Task material:
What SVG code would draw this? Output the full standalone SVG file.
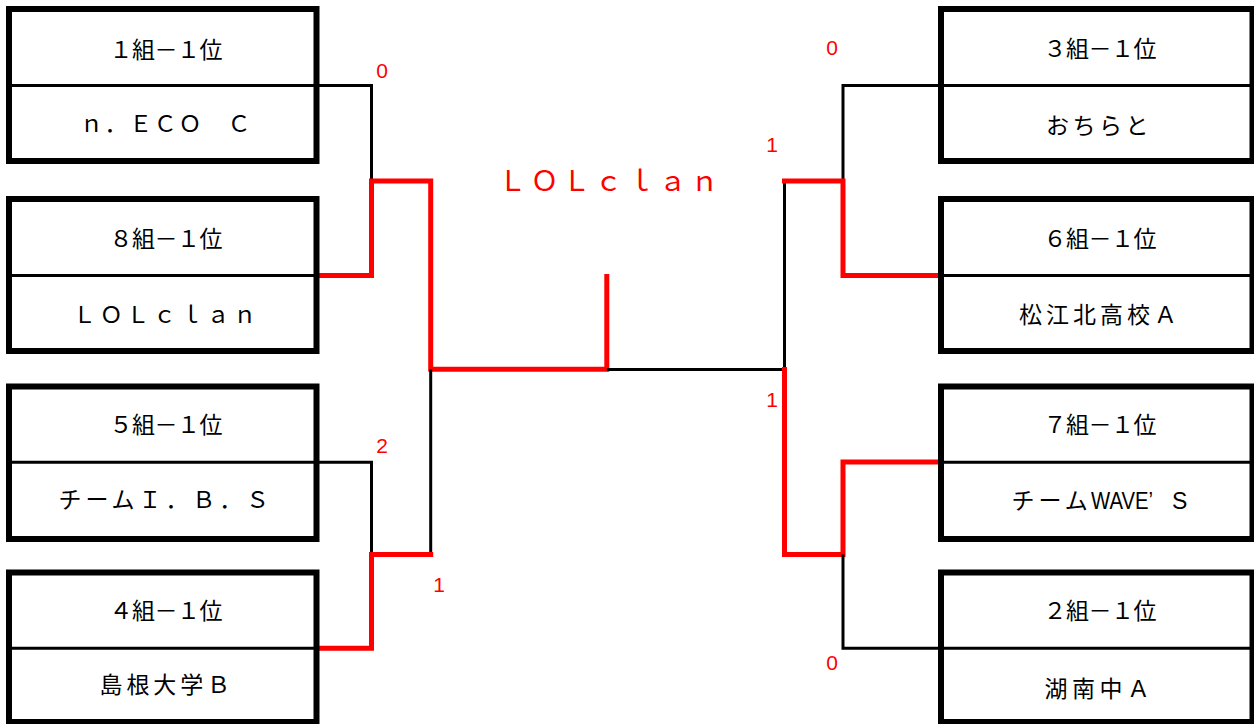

--

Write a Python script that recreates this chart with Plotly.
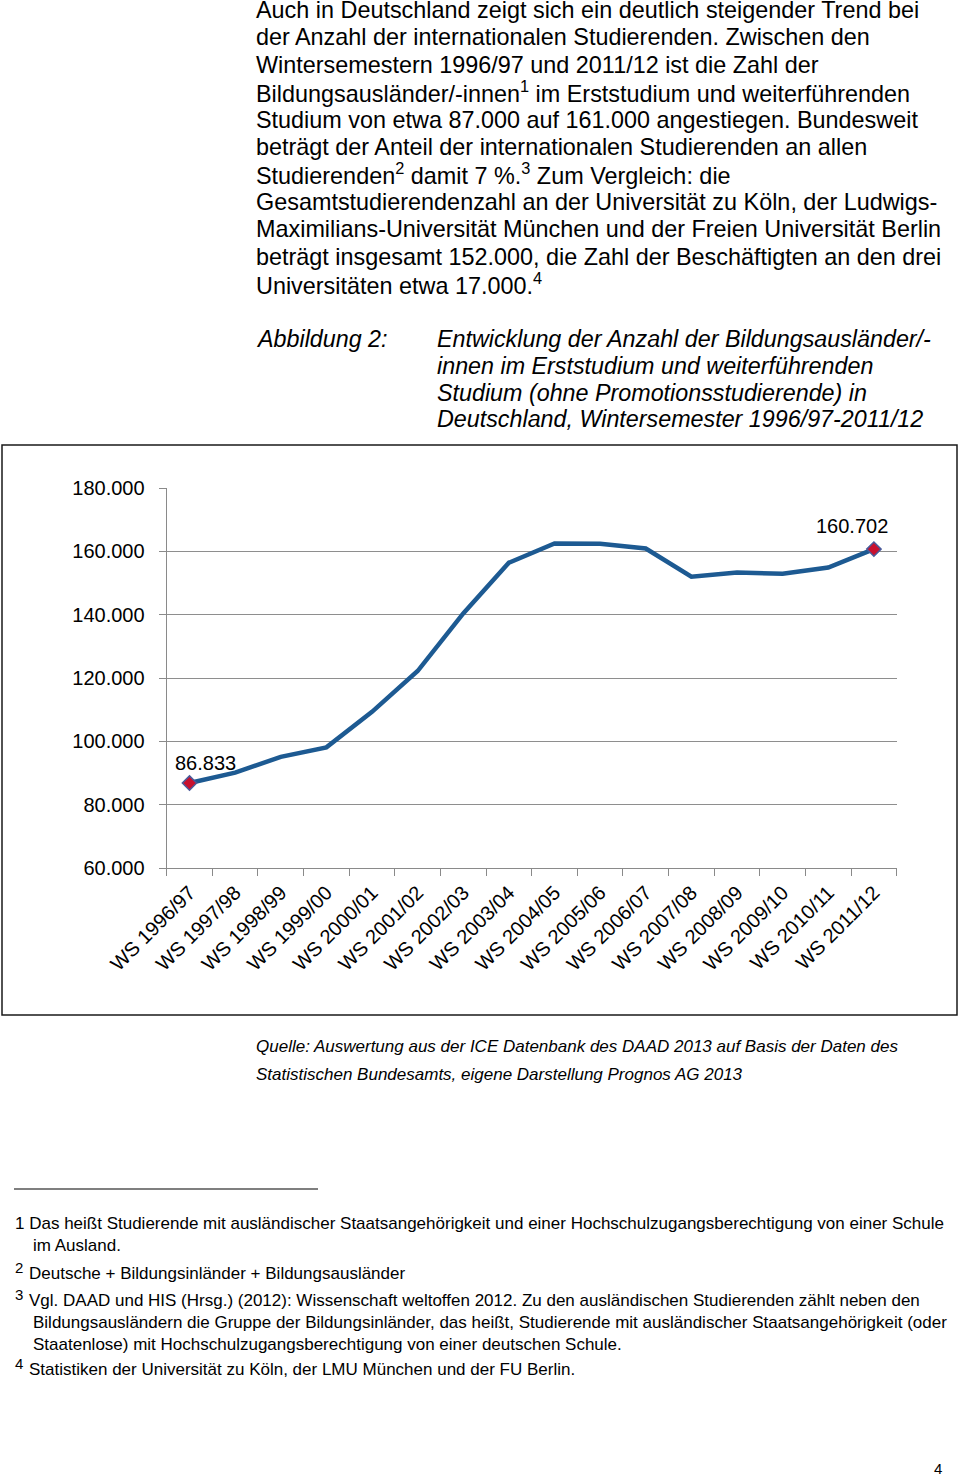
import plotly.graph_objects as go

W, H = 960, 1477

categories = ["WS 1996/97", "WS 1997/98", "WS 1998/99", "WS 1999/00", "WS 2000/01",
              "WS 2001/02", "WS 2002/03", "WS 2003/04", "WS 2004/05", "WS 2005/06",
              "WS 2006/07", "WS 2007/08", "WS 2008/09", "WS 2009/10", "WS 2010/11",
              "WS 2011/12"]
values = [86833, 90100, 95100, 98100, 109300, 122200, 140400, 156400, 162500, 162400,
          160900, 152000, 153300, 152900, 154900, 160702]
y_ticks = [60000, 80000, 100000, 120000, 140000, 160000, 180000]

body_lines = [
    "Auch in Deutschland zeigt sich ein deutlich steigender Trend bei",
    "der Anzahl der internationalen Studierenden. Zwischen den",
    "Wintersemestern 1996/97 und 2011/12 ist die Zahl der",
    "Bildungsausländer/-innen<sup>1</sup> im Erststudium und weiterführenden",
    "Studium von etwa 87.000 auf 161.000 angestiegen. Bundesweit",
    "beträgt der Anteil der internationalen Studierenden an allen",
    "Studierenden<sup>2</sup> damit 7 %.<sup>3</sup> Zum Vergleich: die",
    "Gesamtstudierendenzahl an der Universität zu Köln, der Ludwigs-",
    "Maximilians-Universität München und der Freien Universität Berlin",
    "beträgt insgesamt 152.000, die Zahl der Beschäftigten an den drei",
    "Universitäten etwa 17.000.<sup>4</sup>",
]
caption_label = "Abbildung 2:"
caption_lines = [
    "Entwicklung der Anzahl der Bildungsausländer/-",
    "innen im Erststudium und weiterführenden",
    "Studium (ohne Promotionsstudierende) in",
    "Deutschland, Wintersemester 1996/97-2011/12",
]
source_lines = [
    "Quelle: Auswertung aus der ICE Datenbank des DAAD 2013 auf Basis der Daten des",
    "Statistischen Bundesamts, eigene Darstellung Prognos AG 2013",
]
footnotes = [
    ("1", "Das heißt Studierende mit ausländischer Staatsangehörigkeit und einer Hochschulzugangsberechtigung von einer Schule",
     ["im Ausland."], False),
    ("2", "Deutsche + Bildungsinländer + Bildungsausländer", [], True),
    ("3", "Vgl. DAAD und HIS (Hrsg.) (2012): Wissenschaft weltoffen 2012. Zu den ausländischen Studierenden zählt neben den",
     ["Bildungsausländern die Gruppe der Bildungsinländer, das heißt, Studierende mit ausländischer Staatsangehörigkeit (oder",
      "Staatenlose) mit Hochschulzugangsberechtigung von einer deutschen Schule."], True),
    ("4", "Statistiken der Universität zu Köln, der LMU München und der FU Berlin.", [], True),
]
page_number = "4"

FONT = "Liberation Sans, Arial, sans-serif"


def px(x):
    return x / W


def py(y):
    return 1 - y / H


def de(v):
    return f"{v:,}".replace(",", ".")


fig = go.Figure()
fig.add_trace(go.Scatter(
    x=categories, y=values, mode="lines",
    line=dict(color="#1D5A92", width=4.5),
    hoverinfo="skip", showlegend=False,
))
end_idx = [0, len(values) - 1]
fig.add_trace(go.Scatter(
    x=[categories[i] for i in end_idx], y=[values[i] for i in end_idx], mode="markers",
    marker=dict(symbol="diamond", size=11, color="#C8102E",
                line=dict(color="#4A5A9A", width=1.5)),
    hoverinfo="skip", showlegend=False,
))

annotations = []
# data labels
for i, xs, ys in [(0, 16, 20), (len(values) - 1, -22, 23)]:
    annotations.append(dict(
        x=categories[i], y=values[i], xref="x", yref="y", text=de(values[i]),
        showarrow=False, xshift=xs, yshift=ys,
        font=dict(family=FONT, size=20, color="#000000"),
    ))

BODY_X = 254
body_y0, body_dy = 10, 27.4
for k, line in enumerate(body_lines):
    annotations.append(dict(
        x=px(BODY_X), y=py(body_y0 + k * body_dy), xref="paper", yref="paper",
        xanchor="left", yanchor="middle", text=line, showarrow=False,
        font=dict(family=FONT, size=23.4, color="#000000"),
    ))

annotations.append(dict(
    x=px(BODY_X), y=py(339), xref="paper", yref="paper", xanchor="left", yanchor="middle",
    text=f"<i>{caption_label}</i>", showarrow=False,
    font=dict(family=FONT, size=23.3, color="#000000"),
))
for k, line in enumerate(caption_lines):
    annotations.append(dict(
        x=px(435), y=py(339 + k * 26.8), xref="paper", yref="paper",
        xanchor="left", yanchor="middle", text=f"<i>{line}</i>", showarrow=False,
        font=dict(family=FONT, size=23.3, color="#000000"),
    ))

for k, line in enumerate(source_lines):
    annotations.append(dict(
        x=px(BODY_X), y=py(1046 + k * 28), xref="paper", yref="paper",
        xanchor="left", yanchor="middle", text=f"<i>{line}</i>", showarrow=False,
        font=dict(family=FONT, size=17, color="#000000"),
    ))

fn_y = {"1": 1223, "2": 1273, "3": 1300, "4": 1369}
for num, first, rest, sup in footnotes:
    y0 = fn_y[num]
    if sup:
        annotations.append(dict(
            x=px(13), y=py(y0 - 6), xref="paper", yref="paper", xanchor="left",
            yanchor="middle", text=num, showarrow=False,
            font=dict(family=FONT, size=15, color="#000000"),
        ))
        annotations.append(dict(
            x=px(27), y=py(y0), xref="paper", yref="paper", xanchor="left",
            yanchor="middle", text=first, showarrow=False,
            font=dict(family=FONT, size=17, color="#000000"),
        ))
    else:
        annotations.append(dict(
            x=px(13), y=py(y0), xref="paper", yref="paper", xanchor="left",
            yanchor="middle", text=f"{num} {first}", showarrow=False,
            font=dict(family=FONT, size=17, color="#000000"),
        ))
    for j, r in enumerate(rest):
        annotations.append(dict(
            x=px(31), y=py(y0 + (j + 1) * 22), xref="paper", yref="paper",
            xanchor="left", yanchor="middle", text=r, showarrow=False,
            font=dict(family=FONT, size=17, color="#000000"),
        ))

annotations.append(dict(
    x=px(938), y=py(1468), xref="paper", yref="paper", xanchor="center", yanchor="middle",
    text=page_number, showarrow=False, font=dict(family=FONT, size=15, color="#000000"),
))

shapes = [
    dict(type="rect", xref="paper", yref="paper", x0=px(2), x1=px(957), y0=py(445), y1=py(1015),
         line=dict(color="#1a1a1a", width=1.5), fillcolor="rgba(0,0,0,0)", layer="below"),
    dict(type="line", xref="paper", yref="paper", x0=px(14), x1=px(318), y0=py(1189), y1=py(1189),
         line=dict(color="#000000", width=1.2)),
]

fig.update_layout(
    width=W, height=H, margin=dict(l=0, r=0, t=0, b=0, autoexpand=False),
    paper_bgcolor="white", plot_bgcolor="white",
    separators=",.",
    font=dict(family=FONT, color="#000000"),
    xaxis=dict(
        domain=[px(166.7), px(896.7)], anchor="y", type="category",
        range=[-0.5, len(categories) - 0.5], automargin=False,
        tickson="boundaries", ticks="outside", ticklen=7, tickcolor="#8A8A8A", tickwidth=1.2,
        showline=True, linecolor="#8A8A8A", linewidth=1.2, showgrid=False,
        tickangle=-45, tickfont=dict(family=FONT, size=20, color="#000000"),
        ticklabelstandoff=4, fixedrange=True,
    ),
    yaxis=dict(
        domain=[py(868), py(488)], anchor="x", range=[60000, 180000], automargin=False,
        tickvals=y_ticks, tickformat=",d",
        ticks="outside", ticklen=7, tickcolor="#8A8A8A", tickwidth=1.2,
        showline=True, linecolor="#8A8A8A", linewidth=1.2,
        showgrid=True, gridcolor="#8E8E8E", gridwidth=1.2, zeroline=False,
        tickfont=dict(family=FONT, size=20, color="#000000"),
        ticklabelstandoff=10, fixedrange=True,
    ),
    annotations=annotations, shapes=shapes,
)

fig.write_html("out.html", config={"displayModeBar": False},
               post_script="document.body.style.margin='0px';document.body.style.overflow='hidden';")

Given request:
Make an exact copy of the lines from the one that contains "Write a Python" through the one that contains "W, H = 960, 1477", both included, and no other lines. Pictures are skipped.

Written solution:
Write a Python script that recreates this chart with Plotly.
import plotly.graph_objects as go

W, H = 960, 1477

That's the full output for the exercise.